There are several landslide prone zones in the Char Dham circuit
NEW DELHI: The Centre on Thursday told the Supreme Court that requirement of armed forces at the volatile Indo-China borders required rapid movement of armament and heavy artillery through the Chardham roads linking garrisons to border points and argued that widening the existing roads to 10 metre width would facilitate this even in rain, snow and landslides.
“The risk of landslides is always there. And we are ready to consider all suggestions for mitigating possible adverse impact from the construction of all weather roads. That is why we have roped in Geological Survey of India and Tehri Hydro Development Corporation (THDC) to suggest remedial and mitigating measures in landslide prone and earth sinking zones,” said attorney general while addressing a bench of Justices D Y Chandrachud, Surya Kant an Vikram Nath.
“Landslides and earth sinking zones are not unique to Himalayas but occur in every hilly terrain. Can any armed forces be heard to say that because of hilly terrain, lack of proper roads and impediments in transporting of heavy artillery tanks, armament and troops, it is vulnerable at borders? Can we give up making roads for army purposes in the hills because of landslides? We have to build proper roads to facilitate movement of the army and its machinery while taking all steps to mitigate possible impact on the environment and Himalayas,” the AG said.
Referring to the AG’s submission that GSI and THDC have been roped in to suggest mitigating measures for Chardham project, which act as feeder roads for border areas, the bench said, “This is a good thing that they are doing now. Better late than never.” The AG informed that the border roads are built exclusively by Border Roads Organisation (BRO), but the Chardham projects are being executed under the supervision of BRO, National Highways Infrastructure Development Corporation and state PWDs through engagement of private contractors.
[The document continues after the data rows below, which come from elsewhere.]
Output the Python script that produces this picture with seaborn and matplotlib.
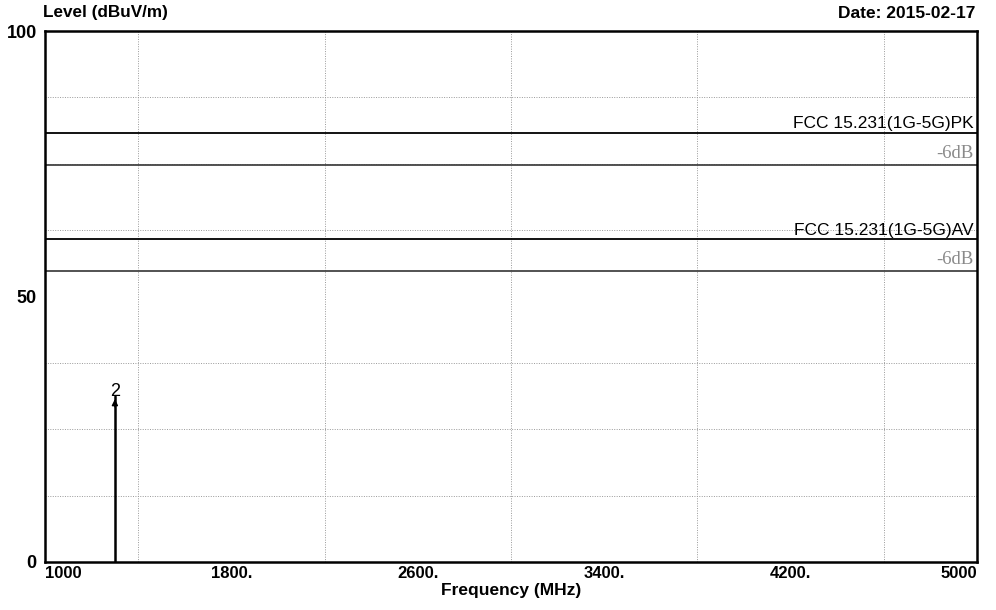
import matplotlib
matplotlib.use("Agg")
import matplotlib.pyplot as plt
import seaborn as sns
import pandas as pd

# ---- data ----
x_range = [1000, 5000]
limit_names = ["FCC 15.231(1G-5G)PK", "-6dB", "FCC 15.231(1G-5G)AV", "-6dB "]
limit_levels = [80.8, 74.8, 60.8, 54.8]
limit_colors = ["#000000", "#444444", "#000000", "#444444"]
marker_freq = [1300]
marker_level = [31.2]
marker_labels = ["2"]
x_ticks = [1000, 1800, 2600, 3400, 4200, 5000]
x_ticklabels = ["1000", "1800.", "2600.", "3400.", "4200.", "5000"]
y_ticks = [0, 50, 100]

sns.set_theme(style="white")
plt.rcParams["font.family"] = ["Liberation Sans", "DejaVu Sans"]
plt.rcParams["text.color"] = "black"
plt.rcParams["xtick.color"] = "black"
plt.rcParams["ytick.color"] = "black"
plt.rcParams["axes.labelcolor"] = "black"

fig = plt.figure(figsize=(9.96, 6.10), dpi=100)
ax = fig.add_axes([45/996, 48/610, 932/996, 531/610])

rows = []
for n, lv in zip(limit_names, limit_levels):
    for xv in x_range:
        rows.append({"freq": xv, "level": lv, "name": n})
df = pd.DataFrame(rows)
sns.lineplot(data=df, x="freq", y="level", hue="name", hue_order=limit_names,
             palette=dict(zip(limit_names, limit_colors)), legend=False, ax=ax,
             linewidth=1.3, estimator=None)

# marker
mdf = pd.DataFrame({"freq": [marker_freq[0], marker_freq[0]], "level": [0, marker_level[0]]})
sns.lineplot(data=mdf, x="freq", y="level", color="black", linewidth=1.8, ax=ax,
             legend=False, estimator=None, sort=False)
for f, l, t in zip(marker_freq, marker_level, marker_labels):
    ax.annotate("", xy=(f, l), xytext=(f, l - 2.5),
                arrowprops=dict(arrowstyle="-|>", color="black", lw=1.0, mutation_scale=9))
    ax.text(f, l - 0.6, t, ha="center", va="bottom", fontsize=13, color="black")

# limit labels
for n, lv, c in zip(limit_names, limit_levels, limit_colors):
    if n.strip() == "-6dB":
        ax.text(4985, lv + 0.6, n.strip(), ha="right", va="bottom", fontsize=13.5,
                color="#8a8a8a", family=["Liberation Serif", "DejaVu Serif"])
    else:
        ax.text(4985, lv + 0.3, n, ha="right", va="bottom", fontsize=12.5, color="black")

ax.set_xlim(1000, 5000)
ax.set_ylim(0, 100)
ax.set_xticks([1000 + 400 * i for i in range(11)], minor=True)
ax.set_yticks([12.5 * i for i in range(9)], minor=True)
ax.grid(True, which="minor", color="#999999", linestyle=(0, (1, 1.5)), linewidth=0.7)
ax.set_xticks(x_ticks)
ax.set_xticklabels(x_ticklabels, fontsize=12, fontweight="bold")
ax.set_yticks(y_ticks)
ax.set_yticklabels([str(v) for v in y_ticks], fontsize=13, fontweight="bold")
ax.tick_params(axis="both", which="both", length=0, pad=3)
ax.tick_params(axis="y", pad=6)
labels = ax.get_xticklabels()
labels[0].set_ha("left")
labels[-1].set_ha("right")
ax.set_xlabel("Frequency (MHz)", fontsize=12.5, fontweight="bold", labelpad=1)
ax.set_ylabel("")
for s in ax.spines.values():
    s.set_color("black")
    s.set_linewidth(1.8)

fig.text(43/996, 1 - 12/610, "Level (dBuV/m)", fontsize=12.3, fontweight="bold", va="center", ha="left")
fig.text(975/996, 1 - 13/610, "Date: 2015-02-17", fontsize=12.5, fontweight="bold", va="center", ha="right")

fig.savefig("out.png", dpi=100, facecolor="white")
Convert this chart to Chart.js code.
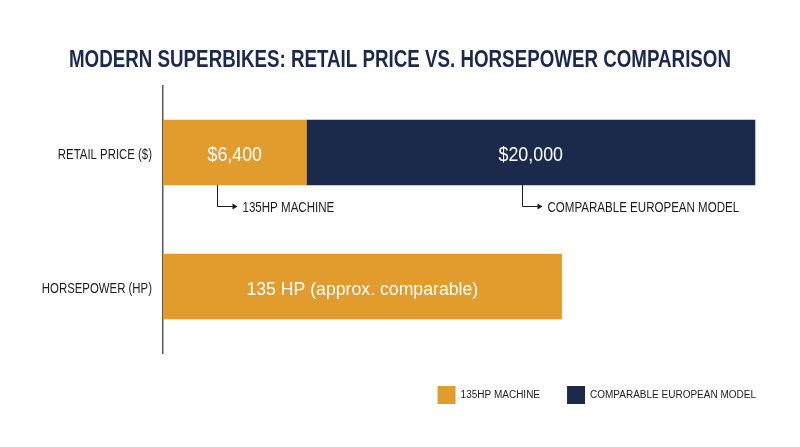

The AG said the government is open to suggestions from petitioner organisation “Citizens for Green Doon” on taking additional mitigation measures in the construction of the Chardham road project. “The government will surely implement any additional measures suggested by the court,” he said. Justice Chandrachud-led bench reserved its decision on the Centre’s plea for modification of SC’s earlier September 8, 2020 order restricting the width of the Chardham roads to 5.5 metres. Centre wants the roads with paved shoulders to be 10 metres in width.
Appearing for the petitioner, senior advocate Colin Gonsalves said that they are not against widening of roads for army purposes. “But, the question is – can the Himalayas withstand such mindless widening of roads? Nature has answered the question as incident after incident of landslides have rendered the wide roads inaccessible for vehicles. The 5.5 metre width is sufficient for movement of troops,” he said.
Gonsalves said, “Let the pristine atmosphere and natural surroundings of holy places be not violated by mindless development. The best defence of the country is the Himalayas itself. The army and roads come second. Construction of double lane paved shoulder roads of 10 metre width will devastatingly impact the Himalayas and in turn the whole ecology and climate of the country for generations to come. The time for mitigation measures is long gone. It is time to restore nature.”